> **SHORT EXERCISE**: From the listing below, copy word for word every line starting at the one that includes "Give me the" and ending at the one that includes "0.1, 15.1, 12.25, 6.25, 10.65, 0.1, 17.3, 0.1, 6.25, 14.5];"; the pictures are omitted.

(Dataset records)
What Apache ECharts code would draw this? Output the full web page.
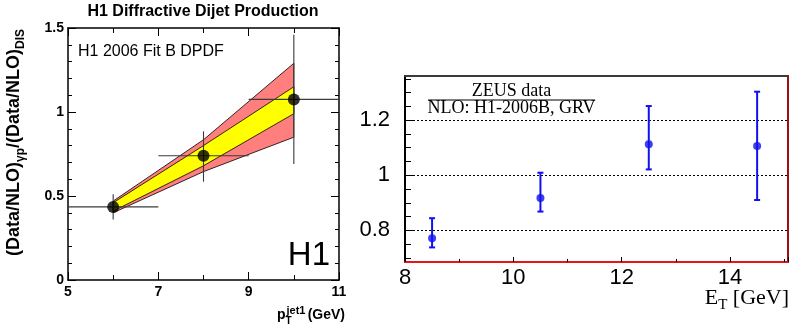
<!DOCTYPE html>
<html><head><meta charset="utf-8">
<script src="https://cdn.jsdelivr.net/npm/echarts@6/dist/echarts.min.js"></script>
<style>html,body{margin:0;padding:0;background:#fff}#c{width:792px;height:325px}</style>
</head><body><div id="c"></div>
<script>
// ---- Left panel: H1 diffractive dijet ratio ----
const h1X   = [6, 8, 10];
const h1Y   = [0.435, 0.74, 1.075];
const h1XLo = [5, 7, 9];
const h1XHi = [7, 9, 11];
const h1YLo = [0.36, 0.585, 0.69];
const h1YHi = [0.51, 0.885, 1.46];
// NLO uncertainty bands
const bandX = [6, 8, 10];
const redLo = [0.40, 0.645, 0.85];
const redHi = [0.47, 0.835, 1.29];
const yelLo = [0.41, 0.68, 0.99];
const yelHi = [0.46, 0.80, 1.15];
// ---- Right panel: ZEUS ratio ----
const zeusX  = [8.5, 10.5, 12.5, 14.5];
const zeusY  = [0.771, 0.917, 1.112, 1.106];
const zeusLo = [0.738, 0.868, 1.021, 0.91];
const zeusHi = [0.844, 1.009, 1.251, 1.303];
// axis ranges
const leftXRange = [5, 11], leftYRange = [0, 1.5];
const rightXRange = [8, 15.07], rightYRange = [0.685, 1.36];

const SANS = 'Liberation Sans, Arial, Helvetica, sans-serif';
const SERIF = 'Liberation Serif, Times New Roman, serif';

const chart = echarts.init(document.getElementById('c'), null, {renderer: 'canvas'});

function frameAxis(grid, range, opt) {
  return Object.assign({
    type: 'value', gridIndex: grid, min: range[0], max: range[1],
    axisLine: {show: true, onZero: false, lineStyle: {color: '#000', width: 1.5}},
    axisLabel: {show: false},
    axisTick: {show: false},
    splitLine: {show: false}
  }, opt);
}

const bandData = bandX.map((x, i) => [x, redLo[i], redHi[i], yelLo[i], yelHi[i]]);

const option = {
  animation: false,
  backgroundColor: '#fff',
  grid: [
    {left: 68, top: 28, width: 271, height: 252},
    {left: 405, top: 76, width: 383, height: 186}
  ],
  xAxis: [
    frameAxis(0, leftXRange, {
      position: 'bottom', interval: 2,
      axisLabel: {show: true, fontFamily: SANS, fontWeight: 'bold', fontSize: 14, color: '#000', margin: 5},
      axisTick: {show: true, inside: true, length: 8, lineStyle: {color: '#000'}},
      minorTick: {show: true, splitNumber: 2, length: 5, lineStyle: {color: '#000'}}
    }),
    frameAxis(0, leftXRange, {
      position: 'top', interval: 2,
      axisTick: {show: true, inside: true, length: 8, lineStyle: {color: '#000'}},
      minorTick: {show: true, splitNumber: 2, length: 5, lineStyle: {color: '#000'}}
    }),
    frameAxis(1, rightXRange, {
      position: 'bottom', splitNumber: 3, z: 5,
      axisLine: {show: true, onZero: false, lineStyle: {color: '#e8141a', width: 2}},
      axisLabel: {show: true, fontFamily: SANS, fontSize: 22, color: '#000', margin: 5, showMaxLabel: false},
      axisTick: {show: true, inside: true, length: 5, lineStyle: {color: '#000'}},
      minorTick: {show: true, splitNumber: 2, length: 3, lineStyle: {color: '#000'}}
    }),
    frameAxis(1, rightXRange, {
      position: 'top', z: 5,
      axisLine: {show: true, onZero: false, lineStyle: {color: '#3a3a3a', width: 2}}
    })
  ],
  yAxis: [
    frameAxis(0, leftYRange, {
      position: 'left', interval: 0.5,
      axisLabel: {show: true, fontFamily: SANS, fontWeight: 'bold', fontSize: 14, color: '#000', margin: 4},
      axisTick: {show: true, inside: true, length: 8, lineStyle: {color: '#000'}},
      minorTick: {show: true, splitNumber: 5, length: 4, lineStyle: {color: '#000'}}
    }),
    frameAxis(0, leftYRange, {
      position: 'right', interval: 0.5,
      axisTick: {show: true, inside: true, length: 8, lineStyle: {color: '#000'}},
      minorTick: {show: true, splitNumber: 5, length: 4, lineStyle: {color: '#000'}}
    }),
    frameAxis(1, rightYRange, {
      position: 'left', splitNumber: 3, z: 4,
      axisLine: {show: true, onZero: false, lineStyle: {color: '#000', width: 2}},
      axisLabel: {show: true, fontFamily: SANS, fontSize: 22, color: '#000', margin: 15, showMinLabel: false, showMaxLabel: false},
      axisTick: {show: true, inside: true, length: 10, lineStyle: {color: '#000'}},
      minorTick: {show: true, splitNumber: 4, length: 6, lineStyle: {color: '#000'}},
      splitLine: {show: true, lineStyle: {color: '#000', width: 1, type: [2, 2]}}
    }),
    frameAxis(1, rightYRange, {
      position: 'right', z: 5,
      axisLine: {show: true, onZero: false, lineStyle: {color: '#a01010', width: 2}}
    })
  ],
  series: [
    {
      type: 'custom', xAxisIndex: 0, yAxisIndex: 0, z: 1,
      data: bandData,
      renderItem: function (params, api) {
        if (params.dataIndex !== 0) return null;
        const n = bandData.length;
        const pt = (x, y) => api.coord([x, y]);
        const redPts = [], yelPts = [];
        for (let i = 0; i < n; i++) { redPts.push(pt(bandData[i][0], bandData[i][2])); yelPts.push(pt(bandData[i][0], bandData[i][4])); }
        for (let i = n - 1; i >= 0; i--) { redPts.push(pt(bandData[i][0], bandData[i][1])); yelPts.push(pt(bandData[i][0], bandData[i][3])); }
        return {type: 'group', children: [
          {type: 'polygon', shape: {points: redPts}, style: {fill: '#ff7f7f', stroke: '#000', lineWidth: 0.8}},
          {type: 'polygon', shape: {points: yelPts}, style: {fill: '#ffff00', stroke: '#000', lineWidth: 0.8}}
        ]};
      }
    },
    {
      type: 'custom', xAxisIndex: 0, yAxisIndex: 0, z: 2,
      data: h1X.map((x, i) => [x, h1Y[i], h1XLo[i], h1XHi[i], h1YLo[i], h1YHi[i]]),
      renderItem: function (params, api) {
        const x = api.value(0), y = api.value(1);
        const l = api.coord([api.value(2), y]), r = api.coord([api.value(3), y]);
        const b = api.coord([x, api.value(4)]), t = api.coord([x, api.value(5)]);
        const st = {stroke: '#3a3a3a', lineWidth: 1.1};
        return {type: 'group', children: [
          {type: 'line', shape: {x1: l[0], y1: l[1], x2: r[0], y2: r[1]}, style: st},
          {type: 'line', shape: {x1: t[0], y1: t[1], x2: b[0], y2: b[1]}, style: st}
        ]};
      }
    },
    {
      type: 'scatter', xAxisIndex: 0, yAxisIndex: 0, z: 3,
      symbol: 'circle', symbolSize: 12,
      itemStyle: {color: '#000'},
      data: h1X.map((x, i) => [x, h1Y[i]])
    },
    {
      type: 'custom', xAxisIndex: 2, yAxisIndex: 2, z: 6,
      data: zeusX.map((x, i) => [x, zeusY[i], zeusLo[i], zeusHi[i]]),
      renderItem: function (params, api) {
        const x = api.value(0);
        const b = api.coord([x, api.value(2)]), t = api.coord([x, api.value(3)]);
        const st = {stroke: '#1010f0', lineWidth: 2};
        const w = 3;
        return {type: 'group', children: [
          {type: 'line', shape: {x1: t[0], y1: t[1], x2: b[0], y2: b[1]}, style: st},
          {type: 'line', shape: {x1: t[0] - w, y1: t[1], x2: t[0] + w, y2: t[1]}, style: st},
          {type: 'line', shape: {x1: b[0] - w, y1: b[1], x2: b[0] + w, y2: b[1]}, style: st}
        ]};
      }
    },
    {
      type: 'scatter', xAxisIndex: 2, yAxisIndex: 2, z: 7,
      symbol: 'circle', symbolSize: 8,
      itemStyle: {color: '#1010f0'},
      data: zeusX.map((x, i) => [x, zeusY[i]])
    }
  ],
  graphic: [
    {type: 'text', x: 203, y: 11.5, style: {text: 'H1 Diffractive Dijet Production', font: 'bold 16px ' + SANS, fill: '#000', align: 'center', verticalAlign: 'middle'}},
    {type: 'text', x: 78, y: 51.5, style: {text: 'H1 2006 Fit B DPDF', font: '16px ' + SANS, fill: '#000', align: 'left', verticalAlign: 'middle'}},
    {type: 'text', x: 330, y: 256, style: {text: 'H1', font: '33px ' + SANS, fill: '#000', align: 'right', verticalAlign: 'middle'}},
    {type: 'text', x: 277, y: 315, style: {text: 'p', font: 'bold 14px ' + SANS, fill: '#000', align: 'left', verticalAlign: 'middle'}},
    {type: 'text', x: 285.5, y: 321, style: {text: 'T', font: 'bold 10px ' + SANS, fill: '#000', align: 'left', verticalAlign: 'middle'}},
    {type: 'text', x: 286.5, y: 310.5, style: {text: 'jet1', font: 'bold 11px ' + SANS, fill: '#000', align: 'left', verticalAlign: 'middle'}},
    {type: 'text', x: 345, y: 315, style: {text: '(GeV)', font: 'bold 14px ' + SANS, fill: '#000', align: 'right', verticalAlign: 'middle'}},
    {type: 'text', x: 16, y: 29, rotation: Math.PI / 2,
      style: {
        text: '{m|(Data/NLO)}{s|γp}{m|/(Data/NLO)}{s|DIS}',
        align: 'right', verticalAlign: 'middle',
        rich: {
          m: {fontFamily: SANS, fontWeight: 'bold', fontSize: 18, lineHeight: 22, fill: '#000', verticalAlign: 'top'},
          s: {fontFamily: SANS, fontWeight: 'bold', fontSize: 12, lineHeight: 12, fill: '#000', verticalAlign: 'bottom'}
        }
      }},
    // ZEUS legend as a fraction
    {type: 'text', x: 511.5, y: 91, style: {text: 'ZEUS data', font: '18px ' + SERIF, fill: '#000', align: 'center', verticalAlign: 'middle'}},
    {type: 'line', shape: {x1: 428, y1: 100, x2: 595, y2: 100}, style: {stroke: '#000', lineWidth: 1.2}},
    {type: 'text', x: 511.5, y: 108, style: {text: 'NLO: H1-2006B, GRV', font: '18px ' + SERIF, fill: '#000', align: 'center', verticalAlign: 'middle'}},
    {type: 'text', x: 789, y: 300, style: {
      text: '{m|E}{s|T}{m| [GeV]}', align: 'right', verticalAlign: 'middle',
      rich: {
        m: {fontFamily: SERIF, fontSize: 22, lineHeight: 26, fill: '#000', verticalAlign: 'top'},
        s: {fontFamily: SERIF, fontSize: 15, lineHeight: 14, fill: '#000', verticalAlign: 'bottom'}
      }}}
  ]
};
chart.setOption(option);
</script>
</body></html>
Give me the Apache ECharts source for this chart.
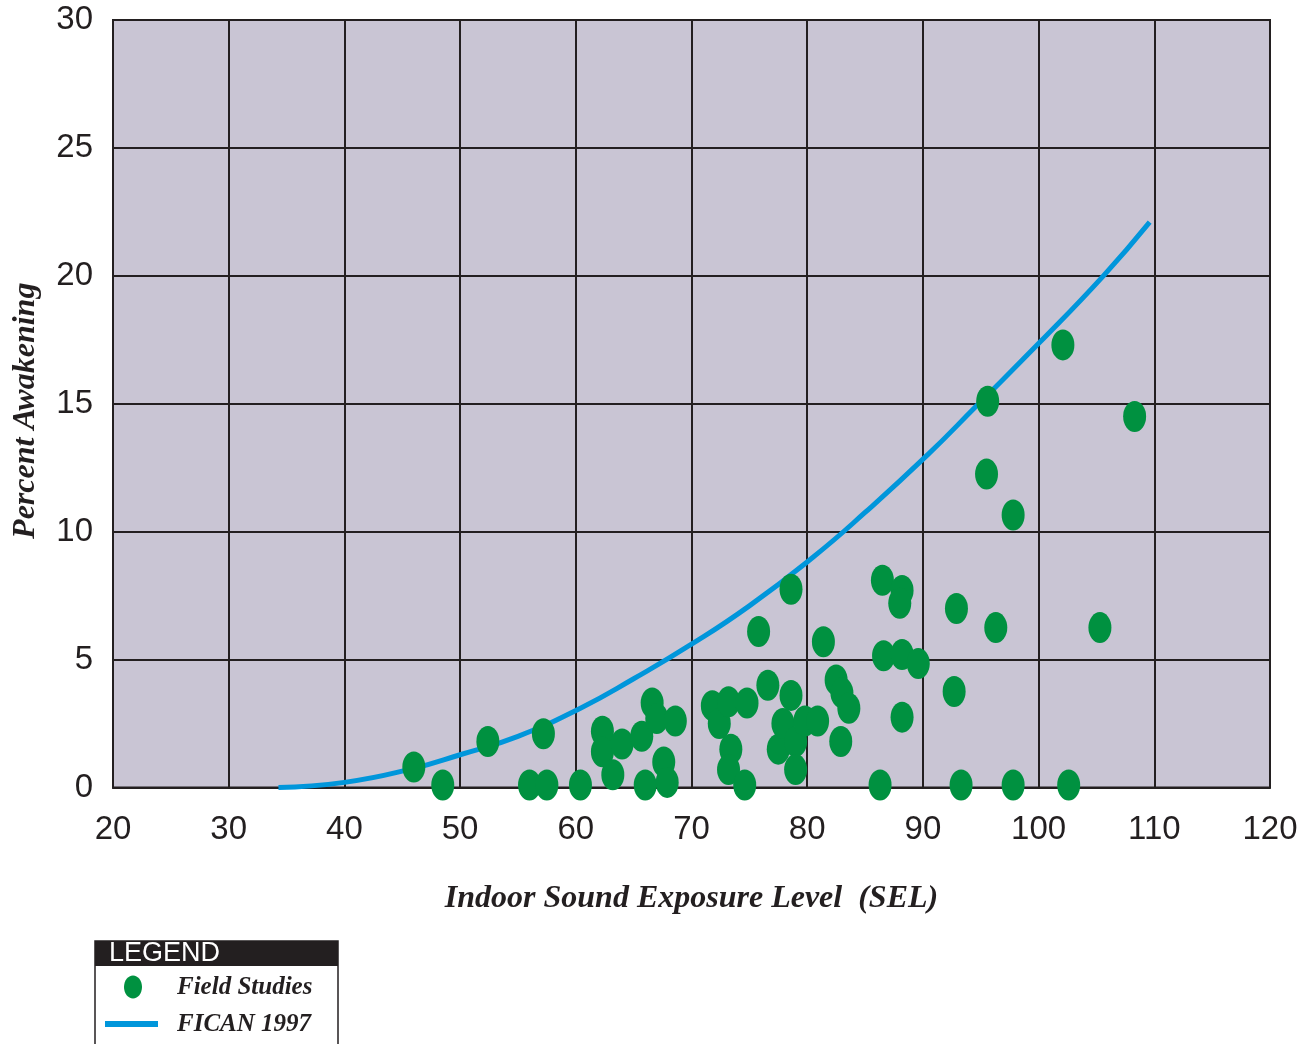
<!DOCTYPE html>
<html>
<head>
<meta charset="utf-8">
<script src="https://cdn.jsdelivr.net/npm/echarts@6/dist/echarts.min.js"></script>
<style>
  html, body { margin: 0; padding: 0; background: #fff; }
  #chart { width: 1312px; height: 1044px; }
</style>
</head>
<body>
<div id="chart"></div>
<script>
// field study points
var fieldSEL = [46.0, 48.5, 52.4, 56.0, 57.2, 57.5, 60.4, 62.3, 62.3, 63.2,
                64.0, 65.7, 66.0, 66.6, 67.0, 67.6, 67.9, 68.6, 71.8, 72.4,
                73.2, 73.4, 73.2, 74.6, 74.8, 75.8, 76.6, 77.5, 77.9, 78.6,
                78.6, 79.0, 79.0, 79.8, 80.9, 81.4, 82.5, 83.0, 83.6, 82.9,
                86.3, 86.5, 86.6, 88.2, 88.0, 88.2, 88.2, 89.6, 92.7, 92.9,
                93.3, 95.6, 95.5, 96.3, 97.8, 97.8, 102.1, 102.6, 105.3, 108.3];
var fieldPct = [0.8, 0.1, 1.8, 0.1, 2.1, 0.1, 0.1, 2.2, 1.4, 0.5,
                1.7, 2.0, 0.1, 3.3, 2.7, 1.0, 0.2, 2.6, 3.2, 2.5,
                3.35, 1.5, 0.7, 0.1, 3.3, 6.1, 4.0, 1.5, 2.5, 3.6,
                7.75, 1.8, 0.7, 2.6, 2.6, 5.7, 4.2, 3.7, 3.1, 1.8,
                0.1, 8.1, 5.15, 7.7, 7.2, 5.2, 2.75, 4.85, 3.75, 7.0,
                0.1, 15.1, 12.25, 6.25, 10.65, 0.1, 17.3, 0.1, 6.25, 14.5];

// FICAN 1997 curve
var curveSEL = [34.3, 40, 46, 50, 55, 60.4, 65, 70, 75, 80.5,
                85, 90.4, 94.6, 100.1, 105.6, 109.6];
var curvePct = [0, 0.2, 0.75, 1.28, 2.0, 3.1, 4.25, 5.6, 7.1, 9.0,
                10.75, 13.0, 14.9, 17.4, 20.0, 22.1];

var ink = '#231F20';
var green = '#009140';
var blue = '#0096DB';
var serif = '"Liberation Serif", "DejaVu Serif", serif';
var sans = '"Liberation Sans", Arial, sans-serif';

function pairs(xs, ys) {
  var out = [];
  for (var i = 0; i < xs.length; i++) out.push([xs[i], ys[i]]);
  return out;
}

var option = {
  backgroundColor: '#fff',
  animation: false,
  grid: {
    left: 113, right: 42, top: 20, bottom: 256.5,
    outerBoundsMode: 'none',
    containLabel: false,
    show: true,
    backgroundColor: '#C9C5D4',
    borderColor: ink,
    borderWidth: 2
  },
  xAxis: {
    type: 'value',
    min: 20, max: 120, interval: 10,
    name: 'Indoor Sound Exposure Level  (SEL)',
    nameLocation: 'middle',
    nameGap: 95,
    nameTextStyle: { fontFamily: serif, fontStyle: 'italic', fontWeight: 'bold', fontSize: 32, color: ink },
    axisLine: { lineStyle: { color: ink, width: 2 } },
    axisTick: { show: false },
    axisLabel: { fontFamily: sans, fontSize: 33, color: ink, margin: 26 },
    splitLine: { lineStyle: { color: ink, width: 2 } }
  },
  yAxis: {
    type: 'value',
    min: 0, max: 30, interval: 5,
    name: 'Percent Awakening',
    nameLocation: 'middle',
    nameGap: 71,
    nameTextStyle: { fontFamily: serif, fontStyle: 'italic', fontWeight: 'bold', fontSize: 32, color: ink,
                     padding: [0, 14, 0, 0] },
    axisLine: { show: true, lineStyle: { color: ink, width: 2 } },
    axisTick: { show: false },
    axisLabel: { fontFamily: sans, fontSize: 33, color: ink, margin: 20 },
    splitLine: { lineStyle: { color: ink, width: 2 } }
  },
  series: [
    {
      name: 'FICAN 1997',
      type: 'line',
      data: pairs(curveSEL, curvePct),
      smooth: 0.5,
      showSymbol: false,
      lineStyle: { color: blue, width: 5 },
      z: 2
    },
    {
      name: 'Field Studies',
      type: 'scatter',
      data: pairs(fieldSEL, fieldPct),
      symbol: 'circle',
      symbolSize: [23, 31],
      itemStyle: { color: green, opacity: 1 },
      clip: false,
      z: 3
    }
  ],
  graphic: [
    { type: 'rect', shape: { x: 95, y: 941, width: 243, height: 110 },
      style: { fill: '#fff', stroke: ink, lineWidth: 1.5 } },
    { type: 'rect', shape: { x: 95, y: 941, width: 243, height: 25 },
      style: { fill: ink } },
    { type: 'text', x: 109, y: 954,
      style: { text: 'LEGEND', fill: '#fff', font: '27px ' + sans, verticalAlign: 'middle' } },
    { type: 'ellipse', shape: { cx: 133, cy: 987, rx: 9, ry: 11.5 },
      style: { fill: green } },
    { type: 'text', x: 177, y: 988,
      style: { text: 'Field Studies', fill: ink, font: 'italic bold 25px ' + serif, verticalAlign: 'middle' } },
    { type: 'line', shape: { x1: 105, y1: 1024, x2: 158, y2: 1024 },
      style: { stroke: blue, lineWidth: 6 } },
    { type: 'text', x: 177, y: 1025,
      style: { text: 'FICAN 1997', fill: ink, font: 'italic bold 25px ' + serif, verticalAlign: 'middle' } }
  ]
};

var myChart = echarts.init(document.getElementById('chart'));
myChart.setOption(option);
</script>
</body>
</html>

> **COMPLETED TASK**:
Give me the Apache ECharts source for this chart.
<!DOCTYPE html>
<html>
<head>
<meta charset="utf-8">
<script src="https://cdn.jsdelivr.net/npm/echarts@6/dist/echarts.min.js"></script>
<style>
  html, body { margin: 0; padding: 0; background: #fff; }
  #chart { width: 1312px; height: 1044px; }
</style>
</head>
<body>
<div id="chart"></div>
<script>
// field study points
var fieldSEL = [46.0, 48.5, 52.4, 56.0, 57.2, 57.5, 60.4, 62.3, 62.3, 63.2,
                64.0, 65.7, 66.0, 66.6, 67.0, 67.6, 67.9, 68.6, 71.8, 72.4,
                73.2, 73.4, 73.2, 74.6, 74.8, 75.8, 76.6, 77.5, 77.9, 78.6,
                78.6, 79.0, 79.0, 79.8, 80.9, 81.4, 82.5, 83.0, 83.6, 82.9,
                86.3, 86.5, 86.6, 88.2, 88.0, 88.2, 88.2, 89.6, 92.7, 92.9,
                93.3, 95.6, 95.5, 96.3, 97.8, 97.8, 102.1, 102.6, 105.3, 108.3];
var fieldPct = [0.8, 0.1, 1.8, 0.1, 2.1, 0.1, 0.1, 2.2, 1.4, 0.5,
                1.7, 2.0, 0.1, 3.3, 2.7, 1.0, 0.2, 2.6, 3.2, 2.5,
                3.35, 1.5, 0.7, 0.1, 3.3, 6.1, 4.0, 1.5, 2.5, 3.6,
                7.75, 1.8, 0.7, 2.6, 2.6, 5.7, 4.2, 3.7, 3.1, 1.8,
                0.1, 8.1, 5.15, 7.7, 7.2, 5.2, 2.75, 4.85, 3.75, 7.0,
                0.1, 15.1, 12.25, 6.25, 10.65, 0.1, 17.3, 0.1, 6.25, 14.5];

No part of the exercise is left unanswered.